La decadencia es una involución progresiva pero lenta. Por eso no puede pretenderse que el ciudadano de a pie reaccione a sus señales. La gente vive. Y, en países del Tercer Mundo como el nuestro, apenas sobrevive, agobiada con el día a día. Eso es más que suficiente. El stress que significa la imposibilidad de proyectar consume todas las energías. Cuando se transcurre de ese modo, se teme por el presente inseguro y el futuro inmediato, siempre indescifrable; como la tendencia general de la curva es siempre descendente, pedir a quienes ruedan sobre ese plano inclinado una mirada de largo plazo es por completo un exceso.
Son las dirigencias las que cargan con esas ansiedades en otras latitudes. Y los intelectuales. Se trata de un simple reparto de roles. En esos países donde no se discursea populismo, las universidades suelen dedicar cerebros y fondos a observar el rumbo que llevan las sociedades, a preocuparse por la orientación y los objetivos de conjunto, y son quienes intervienen tempranamente para evitar errores y desviaciones. Ellos alertan, alzan la voz y advierten sobre los posibles escenarios futuros.
El problema de la Argentina es que tiene una clase dirigente de bajísima categoría intelectual y menor catadura moral. Los políticos y los empresarios están dedicados a hacer su juego aquí y ahora, y en ese apuro no solamente descuidan el largo plazo sino que dañan inclusive el presente.
Nuestros intelectuales merecen un párrafo aparte. La Argentina en ese plano tiene una carencia de singular magnitud. Hace décadas que el sistema educativo está orientado a no promover el pensamiento crítico, de modo que es lógica la falta de intelectuales actual. Siempre hay por ahí un lote de mercenarios que balbucean obviedades al calor de la caridad contratista oficial. Los tuvo cada administración de los últimos años, pero esos obsecuentes de turno no deben ser confundidos con gente que piensa. Solo gente que no piensa puede aplaudir hasta los errores de un Gobierno, cuando está claro que la función universal de los intelectuales es, por el contrario, la disconformidad.

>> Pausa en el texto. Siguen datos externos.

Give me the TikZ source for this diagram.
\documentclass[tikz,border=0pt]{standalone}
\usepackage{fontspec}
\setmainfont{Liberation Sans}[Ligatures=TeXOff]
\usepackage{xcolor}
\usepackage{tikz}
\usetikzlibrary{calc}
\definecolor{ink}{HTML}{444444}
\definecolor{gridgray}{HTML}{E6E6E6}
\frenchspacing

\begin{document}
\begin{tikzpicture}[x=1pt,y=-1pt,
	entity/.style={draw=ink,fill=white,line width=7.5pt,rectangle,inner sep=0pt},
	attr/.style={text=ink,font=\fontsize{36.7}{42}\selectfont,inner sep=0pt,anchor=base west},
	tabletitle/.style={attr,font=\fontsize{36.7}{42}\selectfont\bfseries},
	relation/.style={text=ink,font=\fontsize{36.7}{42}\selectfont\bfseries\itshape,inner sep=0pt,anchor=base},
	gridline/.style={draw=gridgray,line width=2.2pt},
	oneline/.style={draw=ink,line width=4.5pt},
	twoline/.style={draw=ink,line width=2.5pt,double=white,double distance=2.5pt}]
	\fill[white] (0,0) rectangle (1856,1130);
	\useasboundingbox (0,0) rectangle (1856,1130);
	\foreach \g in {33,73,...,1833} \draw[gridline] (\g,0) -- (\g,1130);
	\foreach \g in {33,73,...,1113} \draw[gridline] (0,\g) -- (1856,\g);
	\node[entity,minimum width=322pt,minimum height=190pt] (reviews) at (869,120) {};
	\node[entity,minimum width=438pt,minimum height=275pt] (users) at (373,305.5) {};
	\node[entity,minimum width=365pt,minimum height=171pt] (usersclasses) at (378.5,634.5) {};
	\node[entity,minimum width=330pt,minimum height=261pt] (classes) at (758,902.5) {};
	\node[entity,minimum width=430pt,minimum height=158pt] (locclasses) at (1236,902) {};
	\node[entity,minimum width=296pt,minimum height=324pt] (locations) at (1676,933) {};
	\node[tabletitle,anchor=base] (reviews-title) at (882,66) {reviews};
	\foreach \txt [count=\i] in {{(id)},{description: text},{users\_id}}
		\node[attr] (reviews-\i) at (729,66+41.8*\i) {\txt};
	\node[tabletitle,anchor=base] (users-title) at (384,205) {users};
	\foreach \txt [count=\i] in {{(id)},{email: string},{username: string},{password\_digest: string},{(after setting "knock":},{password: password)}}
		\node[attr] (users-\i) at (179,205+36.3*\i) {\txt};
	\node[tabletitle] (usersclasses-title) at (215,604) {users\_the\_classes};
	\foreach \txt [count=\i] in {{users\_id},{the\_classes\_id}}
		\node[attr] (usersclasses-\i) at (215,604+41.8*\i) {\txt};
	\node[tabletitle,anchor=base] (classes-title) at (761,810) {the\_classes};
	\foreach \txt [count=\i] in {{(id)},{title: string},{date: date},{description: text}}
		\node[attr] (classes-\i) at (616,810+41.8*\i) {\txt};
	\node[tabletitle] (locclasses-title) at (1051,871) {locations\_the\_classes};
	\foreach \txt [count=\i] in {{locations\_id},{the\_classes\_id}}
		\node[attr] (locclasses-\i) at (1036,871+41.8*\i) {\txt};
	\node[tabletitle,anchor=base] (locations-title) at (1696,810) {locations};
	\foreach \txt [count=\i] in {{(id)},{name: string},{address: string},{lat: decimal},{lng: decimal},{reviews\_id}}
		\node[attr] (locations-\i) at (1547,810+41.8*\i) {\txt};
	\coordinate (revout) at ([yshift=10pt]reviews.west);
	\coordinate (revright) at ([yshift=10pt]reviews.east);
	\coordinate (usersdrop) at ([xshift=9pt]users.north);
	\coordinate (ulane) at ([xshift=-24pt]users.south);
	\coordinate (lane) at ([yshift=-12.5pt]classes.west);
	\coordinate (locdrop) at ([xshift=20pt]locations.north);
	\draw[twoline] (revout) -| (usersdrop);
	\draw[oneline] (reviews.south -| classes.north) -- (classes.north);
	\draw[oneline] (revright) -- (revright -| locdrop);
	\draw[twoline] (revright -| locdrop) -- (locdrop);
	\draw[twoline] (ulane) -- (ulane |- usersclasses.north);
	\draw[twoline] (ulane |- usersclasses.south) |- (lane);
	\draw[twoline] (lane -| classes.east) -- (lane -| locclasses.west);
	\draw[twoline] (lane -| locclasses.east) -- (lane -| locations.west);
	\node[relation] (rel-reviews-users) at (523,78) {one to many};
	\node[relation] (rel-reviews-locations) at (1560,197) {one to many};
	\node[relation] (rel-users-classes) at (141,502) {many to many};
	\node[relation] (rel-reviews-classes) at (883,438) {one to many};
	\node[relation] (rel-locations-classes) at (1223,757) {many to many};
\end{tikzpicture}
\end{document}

La educación argentina no prepara jóvenes para el ejercicio de la libertad y el empresariado solo contrata profesionales que respondan al molde de la sumisión intelectual. El pensamiento independiente se castiga con la exclusión. En este marco, es casi imposible que florezcan la diversidad, el debate y la investigación y pasa lo que nos pasa: nos conformamos con frases hechas, lugares comunes y plagio.

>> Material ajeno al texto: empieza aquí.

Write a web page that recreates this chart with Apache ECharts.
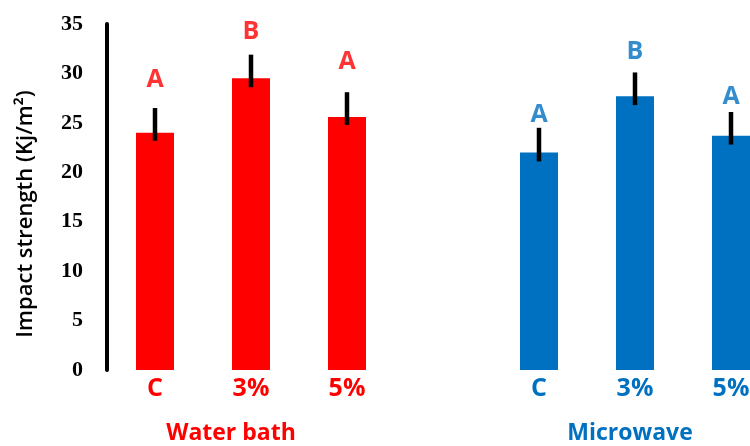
<!DOCTYPE html>
<html>
<head>
<meta charset="utf-8">
<style>
  html, body { margin: 0; padding: 0; background: #fff; }
  #chart { width: 750px; height: 446px; }
</style>
<script src="https://cdn.jsdelivr.net/npm/echarts@6/dist/echarts.min.js"></script>
</head>
<body>
<div id="chart"></div>
<script>
// Impact strength by treatment: water bath vs microwave, with letter groups.
const categories = ["C", "3%", "5%", "", "C", "3%", "5%"];
const waterBath = [24.0, 29.5, 25.6];
const microwave = [22.0, 27.7, 23.7];
const waterHigh = [26.5, 31.9, 28.1];
const waterLow = [23.2, 28.6, 24.8];
const microHigh = [24.5, 30.1, 26.1];
const microLow = [21.1, 26.8, 22.8];
const waterLetters = ["A", "B", "A"];
const microLetters = ["A", "B", "A"];
// where each letter sits on the value axis
const waterLetterY = [29.3, 34.2, 31.2];
const microLetterY = [25.8, 32.2, 27.6];
const yTicks = [0, 5, 10, 15, 20, 25, 30, 35];

const RED = "#FF0000";
const BLUE = "#0070C0";
const FONT = "'Open Sans', sans-serif";

// categories 0..2 are water bath, 4..6 microwave (3 is the gap)
const barData = [
  ...waterBath.map((v) => ({ value: v, itemStyle: { color: RED } })),
  "-",
  ...microwave.map((v) => ({ value: v, itemStyle: { color: BLUE } })),
];
const errData = [
  ...waterLow.map((lo, i) => [i, lo, waterHigh[i]]),
  ...microLow.map((lo, i) => [i + 4, lo, microHigh[i]]),
];
const letterData = [
  ...waterLetters.map((t, i) => ({ value: [i, waterLetterY[i]], name: t, label: { color: RED } })),
  ...microLetters.map((t, i) => ({ value: [i + 4, microLetterY[i]], name: t, label: { color: BLUE } })),
];

const chart = echarts.init(document.getElementById("chart"));
chart.setOption({
  animation: false,
  // the plot runs past the right edge, so the last bar is clipped like the original
  grid: { left: 107, width: 672, top: 24, bottom: 76, outerBoundsMode: "none", containLabel: false },
  xAxis: {
    type: "category",
    data: categories,
    axisLine: { show: false },
    axisTick: { show: false },
    axisLabel: {
      margin: 6,
      fontFamily: FONT,
      fontWeight: "bold",
      fontSize: 25,
      color: (v, i) => (i < 3 ? RED : BLUE),
    },
  },
  yAxis: {
    type: "value",
    min: yTicks[0],
    max: yTicks[yTicks.length - 1],
    interval: 5,
    name: "Impact strength (Kj/m\u00B2)",
    nameLocation: "middle",
    nameGap: 70,
    nameTextStyle: {
      fontFamily: FONT, fontWeight: 600, fontSize: 22, color: "#000",
      padding: [0, 0, 0, -34],
    },
    axisLine: { show: true, lineStyle: { color: "#000", width: 4 } },
    axisTick: { show: false },
    splitLine: { show: false },
    axisLabel: {
      margin: 24,
      fontFamily: "'Liberation Serif', 'Times New Roman', serif",
      fontWeight: "bold",
      fontSize: 22,
      color: "#000",
    },
  },
  series: [
    { type: "bar", data: barData, barWidth: 38 },
    {
      type: "custom",
      data: errData,
      z: 3,
      renderItem: (params, api) => {
        const lo = api.coord([api.value(0), api.value(1)]);
        const hi = api.coord([api.value(0), api.value(2)]);
        return {
          type: "line",
          shape: { x1: lo[0], y1: lo[1], x2: hi[0], y2: hi[1] },
          style: { stroke: "#000", lineWidth: 4.5 },
        };
      },
    },
    {
      type: "scatter",
      data: letterData,
      symbolSize: 0,
      label: {
        show: true,
        position: "inside",
        formatter: (p) => p.name,
        fontFamily: FONT,
        fontWeight: "bold",
        fontSize: 25,
      },
    },
  ],
  graphic: [
    { type: "text", x: 231, y: 433, style: { text: "Water bath", fill: RED, font: "bold 23px " + FONT, align: "center", verticalAlign: "middle" } },
    { type: "text", x: 630, y: 433, style: { text: "Microwave", fill: BLUE, font: "bold 23px " + FONT, align: "center", verticalAlign: "middle" } },
  ],
});
</script>
</body>
</html>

Las ideas no son una entelequia para pensadores y laboratorios. Son generadoras de acciones. De ahí que las acciones en la Argentina sean pocas, repetidas, vetustas, elementales y de escaso contenido. Nos hemos transformado en una sociedad sin grandes metas, una sociedad de causas aisladas y coyunturales.
Y por eso los argentinos, al garete, huérfanos de valores permanentes, hacen suyas banderas pasajeras. Hoy, por ejemplo, es el fiscal Campagnoli, quien nuclea alrededor suyo muchos disconformes. Si hubiese una clase dirigente en serio, estaría preocupada por la volatilidad de esas causas. O aún mejor, esas causas volátiles no existirían. La gente sale a la calle porque las instituciones no reaccionan ante el atropello autoritario de la administración kirchnerista, como tampoco reacciona ninguno de los factores de poder. La gente sale a defender a los Campagnolis de turno ante la pasividad del sistema que permanece inmóvil.

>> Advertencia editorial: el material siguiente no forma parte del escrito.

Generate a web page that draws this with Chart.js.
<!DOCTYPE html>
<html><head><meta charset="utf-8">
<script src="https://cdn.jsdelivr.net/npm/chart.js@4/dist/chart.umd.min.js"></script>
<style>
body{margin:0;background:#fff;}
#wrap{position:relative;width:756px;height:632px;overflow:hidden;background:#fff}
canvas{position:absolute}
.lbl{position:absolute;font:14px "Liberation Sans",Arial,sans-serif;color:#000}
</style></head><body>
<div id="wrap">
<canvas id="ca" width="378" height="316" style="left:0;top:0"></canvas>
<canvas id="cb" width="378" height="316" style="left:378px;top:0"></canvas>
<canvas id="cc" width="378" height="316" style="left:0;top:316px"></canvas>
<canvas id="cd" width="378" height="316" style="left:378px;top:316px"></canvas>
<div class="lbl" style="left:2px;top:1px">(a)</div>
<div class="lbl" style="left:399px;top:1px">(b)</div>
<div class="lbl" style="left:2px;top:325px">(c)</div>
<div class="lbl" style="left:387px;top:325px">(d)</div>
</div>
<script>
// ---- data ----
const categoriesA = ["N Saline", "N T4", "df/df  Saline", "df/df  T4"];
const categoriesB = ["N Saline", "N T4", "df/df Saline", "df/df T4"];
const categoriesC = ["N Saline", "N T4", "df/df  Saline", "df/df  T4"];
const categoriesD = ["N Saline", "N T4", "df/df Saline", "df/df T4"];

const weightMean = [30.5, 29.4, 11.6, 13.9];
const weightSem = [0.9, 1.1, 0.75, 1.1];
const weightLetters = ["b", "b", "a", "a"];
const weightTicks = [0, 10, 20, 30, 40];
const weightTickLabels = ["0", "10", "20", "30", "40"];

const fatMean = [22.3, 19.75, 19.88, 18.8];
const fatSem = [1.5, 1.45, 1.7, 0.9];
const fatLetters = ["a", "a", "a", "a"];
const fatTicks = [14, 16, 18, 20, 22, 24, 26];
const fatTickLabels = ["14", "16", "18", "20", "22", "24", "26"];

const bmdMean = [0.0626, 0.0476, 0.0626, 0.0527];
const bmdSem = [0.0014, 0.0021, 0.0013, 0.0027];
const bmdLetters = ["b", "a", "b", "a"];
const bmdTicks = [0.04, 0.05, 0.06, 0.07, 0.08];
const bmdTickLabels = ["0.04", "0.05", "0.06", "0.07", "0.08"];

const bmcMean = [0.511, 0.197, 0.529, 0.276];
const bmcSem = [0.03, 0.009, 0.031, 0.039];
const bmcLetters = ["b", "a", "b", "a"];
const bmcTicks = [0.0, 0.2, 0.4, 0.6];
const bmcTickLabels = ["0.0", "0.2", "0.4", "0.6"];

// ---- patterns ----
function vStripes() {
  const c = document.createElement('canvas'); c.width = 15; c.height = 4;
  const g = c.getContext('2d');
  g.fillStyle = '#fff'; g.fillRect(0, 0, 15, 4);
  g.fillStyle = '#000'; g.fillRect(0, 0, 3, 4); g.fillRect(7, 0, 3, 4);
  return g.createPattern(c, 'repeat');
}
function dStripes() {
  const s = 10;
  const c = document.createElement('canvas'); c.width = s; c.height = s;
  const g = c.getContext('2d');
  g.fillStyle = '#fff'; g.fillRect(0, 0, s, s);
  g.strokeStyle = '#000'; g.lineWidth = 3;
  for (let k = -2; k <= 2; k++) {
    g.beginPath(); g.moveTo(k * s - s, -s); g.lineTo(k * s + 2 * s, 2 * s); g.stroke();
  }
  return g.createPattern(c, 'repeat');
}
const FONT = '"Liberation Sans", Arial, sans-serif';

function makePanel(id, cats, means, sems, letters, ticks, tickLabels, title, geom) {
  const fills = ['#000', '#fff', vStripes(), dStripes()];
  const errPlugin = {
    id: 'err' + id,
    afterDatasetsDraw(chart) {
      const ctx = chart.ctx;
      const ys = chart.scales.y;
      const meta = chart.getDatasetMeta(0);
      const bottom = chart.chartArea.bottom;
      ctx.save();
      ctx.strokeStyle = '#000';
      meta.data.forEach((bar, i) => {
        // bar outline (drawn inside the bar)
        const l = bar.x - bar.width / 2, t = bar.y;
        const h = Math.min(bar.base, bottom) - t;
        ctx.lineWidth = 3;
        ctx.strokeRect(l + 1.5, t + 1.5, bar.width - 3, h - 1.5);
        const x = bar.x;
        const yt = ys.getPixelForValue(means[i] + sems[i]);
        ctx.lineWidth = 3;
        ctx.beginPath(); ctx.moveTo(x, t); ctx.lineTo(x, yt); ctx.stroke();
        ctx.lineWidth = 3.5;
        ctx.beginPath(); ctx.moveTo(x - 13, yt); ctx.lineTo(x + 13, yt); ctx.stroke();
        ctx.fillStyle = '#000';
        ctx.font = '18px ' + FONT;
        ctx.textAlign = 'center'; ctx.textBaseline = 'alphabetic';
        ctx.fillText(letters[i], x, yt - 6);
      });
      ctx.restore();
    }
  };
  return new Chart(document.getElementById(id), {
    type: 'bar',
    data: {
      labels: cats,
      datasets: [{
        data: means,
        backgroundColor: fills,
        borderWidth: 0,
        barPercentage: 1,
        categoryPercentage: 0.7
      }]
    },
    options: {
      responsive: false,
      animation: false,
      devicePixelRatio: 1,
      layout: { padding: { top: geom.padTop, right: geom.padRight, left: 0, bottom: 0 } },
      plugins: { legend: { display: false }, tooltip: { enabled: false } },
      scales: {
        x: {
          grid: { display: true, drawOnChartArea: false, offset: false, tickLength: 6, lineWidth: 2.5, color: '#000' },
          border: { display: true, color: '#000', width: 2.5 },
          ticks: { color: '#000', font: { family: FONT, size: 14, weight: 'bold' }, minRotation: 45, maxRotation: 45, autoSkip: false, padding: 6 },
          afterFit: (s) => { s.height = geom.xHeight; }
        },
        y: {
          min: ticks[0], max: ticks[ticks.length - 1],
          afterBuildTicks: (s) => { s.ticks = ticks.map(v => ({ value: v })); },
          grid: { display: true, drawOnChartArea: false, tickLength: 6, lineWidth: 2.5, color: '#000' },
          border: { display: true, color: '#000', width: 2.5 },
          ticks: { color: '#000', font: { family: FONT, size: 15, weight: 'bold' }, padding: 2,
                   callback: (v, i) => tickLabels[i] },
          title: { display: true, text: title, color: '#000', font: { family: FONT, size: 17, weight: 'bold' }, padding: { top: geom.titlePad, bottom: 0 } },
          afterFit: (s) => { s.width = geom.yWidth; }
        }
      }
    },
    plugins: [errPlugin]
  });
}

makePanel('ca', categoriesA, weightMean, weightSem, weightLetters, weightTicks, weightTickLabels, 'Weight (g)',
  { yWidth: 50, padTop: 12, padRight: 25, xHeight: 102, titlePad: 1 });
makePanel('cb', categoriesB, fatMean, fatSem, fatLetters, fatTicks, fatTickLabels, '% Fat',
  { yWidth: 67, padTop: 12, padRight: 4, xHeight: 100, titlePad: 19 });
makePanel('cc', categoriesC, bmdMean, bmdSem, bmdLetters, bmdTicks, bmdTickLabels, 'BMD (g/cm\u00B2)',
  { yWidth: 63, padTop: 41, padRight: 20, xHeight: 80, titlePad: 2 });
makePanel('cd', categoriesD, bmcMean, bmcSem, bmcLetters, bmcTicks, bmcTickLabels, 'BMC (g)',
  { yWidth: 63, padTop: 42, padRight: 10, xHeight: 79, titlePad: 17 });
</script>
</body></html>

Pero lo que se expone es la fragilidad de principios. La nuestra es una sociedad en la que todo es posible. Es posible que haya manifestaciones multitudinarias contra un impuesto confiscatorio y que esos mismos manifestantes luego voten al ideólogo de ese impuesto para que los represente. Es posible que los medios de comunicación consulten cómo salir de la crisis a sus autores. Es posible saltar de partido y desdecirse una y otra vez sin costo político alguno. Y es posible porque la nuestra es una sociedad sin principios ni fines. Ahí se aprecia la carencia de ideas porque los principios y los fines se asientan sobre ideas; ideas sobre lo que está bien y está mal, lo que queremos o rechazamos, lo que es valioso y lo que no.
Mientras no consigamos anclar principios atemporales y válidos para todos, indiscutibles e innegociables, los argentinos seguiremos envueltos en banderas que se ponen de moda o pasan de moda con la misma celeridad.
Ayer fue la 125, hoy es Campagnoli y mañana será otra cosa. En el trayecto, mientras peleamos por separado cada uno por una causa, por válida que sea, la mediocridad nos vence a todos juntos.